「心を鍛える」のではなく、「心を整える」のはなぜか・・・【MRのための読書論(67)】
長谷部なんて知らなかった
正直言って、長谷部というサッカー選手のことは、何も知らなかった。南アフリカ・ワールドカップやカタール・アジアカップの試合をテレビで一緒に見ていた女房から「長谷部という選手は感じがいいわね」と話しかけられ、初めて長谷部の名前と顔を覚えたぐらいで、本当に何も知らなかったのだ。ところが、『心を整える。――勝利をたぐり寄せるための56の習慣』(長谷部誠著、幻冬舎)を読んで、びっくりしてしまった。たちまち、長谷部誠という人間の熱烈なファンになってしまった。著者のこの本の印税の全額が東日本大震災支援のために寄付されるというのも、いかにも長谷部らしい。これからは、ピッチの内外の長谷部の動向から目が離せなくなりそうだ。
長谷部誠の思い
著者の子供時代から現在に至るまで、そして未来に向けて、サッカーを中心に彼の考え方と行動が気負うことなく綴られている。「これといった長所もなく、華麗な経験もない僕がここまで生き残ってこられたスキルと概念です」、「強がってばかりいてもすぐに一杯いっぱいになってしまいますし、自分の弱さを知ってこそ、人は他人に優しくなれるのではないでしょうか」―― 一歩一歩実績を積み重ねてきた著者の思いが詰まったこの本は、常に実績を求められるMRに多くのヒントや気づきを与えてくれることだろう。

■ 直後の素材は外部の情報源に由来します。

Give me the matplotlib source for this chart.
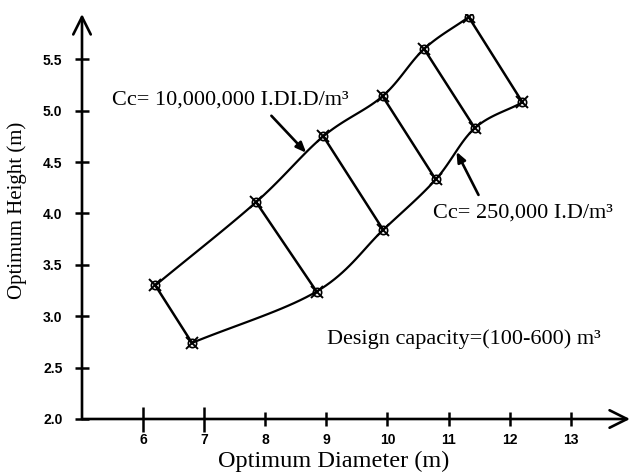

「プロサッカー選手は外から見ると華やかな職業に見えるかもしれないけれど、当然楽しいことばかりではない。ケガ、レギュラー争い、メディアからの批判、選手寿命との戦いなど、精神的に追い詰められる要素がたくさんある」と、著者は自分の置かれた状況を大局的に把握している。
具体的なアドヴァイス
「整理整頓は心の掃除に通じる」、「過度な自意識は必要ない」、「恨み貯金はしない」、「お酒のチカラを利用しない」、「孤独に浸かる――ひとり温泉のススメ」。特に、「マイナス発言は自分を後退させる」の「愚痴だけでなく、負の言葉はすべて、現状をとらえる力を鈍らせてしまい、自分で自分の心を乱してしまう。心を正しく整えるためにも愚痴は必要ない」という指摘が心に残る。
「苦しいことには真っ向から立ち向かう」、「頑張っている人の姿を目に焼きつける」、「グループ内の潤滑油になる」、「注意は後腐れなく」、「偏見を持たず、まず好きになってみる」、「常にフラットな目標を持つ」、「情報管理を怠らない」、「群れない」。「集団のバランスや空気を整える」の「試合に出られなかった選手は、チームが勝ったことを喜びながらも悔しくないはずがない。少なくとも僕は試合に出られず、複雑な思いをしたことが何度もある」という正直な述懐が印象的だ。
「監督の言葉にしない意図・行間を読む」、「競争は、自分の栄養になる」、「努力や我慢はひけらかさない」。「組織の穴を埋める」の「焦らず我慢して継続すれば、いつか『組織の成功』と『自分の成功』が一致する。それを目指しているのであれば、組織のために自分のプレーを変えることは自分を殺すことではなくなる」、「運とは口説くもの」の「さぼっていたら、運なんて来るわけがない。それにただがむしゃらに頑張っても運が来るとは限らない。普段からやるべきことに取り組み、万全の準備をしていれば、運が巡ってきたときにつかむことができる。多分、運は誰にでもやってきていて、それを活かせるか、活かせないかは、それぞれの問題なのだと思う。・・・逆に『運が悪かった』とも思わない。結果が悪かったときには、『運』を味方につける努力が足りなかったのだと思っている」という言葉は、胸に染みる。
「読書は自分の考えを進化させてくれる」、「読書ノートをつける」、「夜の時間をマネージメントする」、「遅刻が努力を無駄にする」、「ネットバカではいけない」、「常に最悪を想定する」、「指揮官の立場を想像する」、「勝負所を見極める」、「他人の失敗を、自分の教訓にする」、「変化に対応する」、「迷ったときこそ、難しい道を選ぶ」、「指導者と向き合う」――私が特に感銘を受けた言葉を挙げてみたが、それぞれに付されている彼の体験談抜きにこれらの言葉を見ただけでも、長谷部誠が只者ではないことが分かるだろう。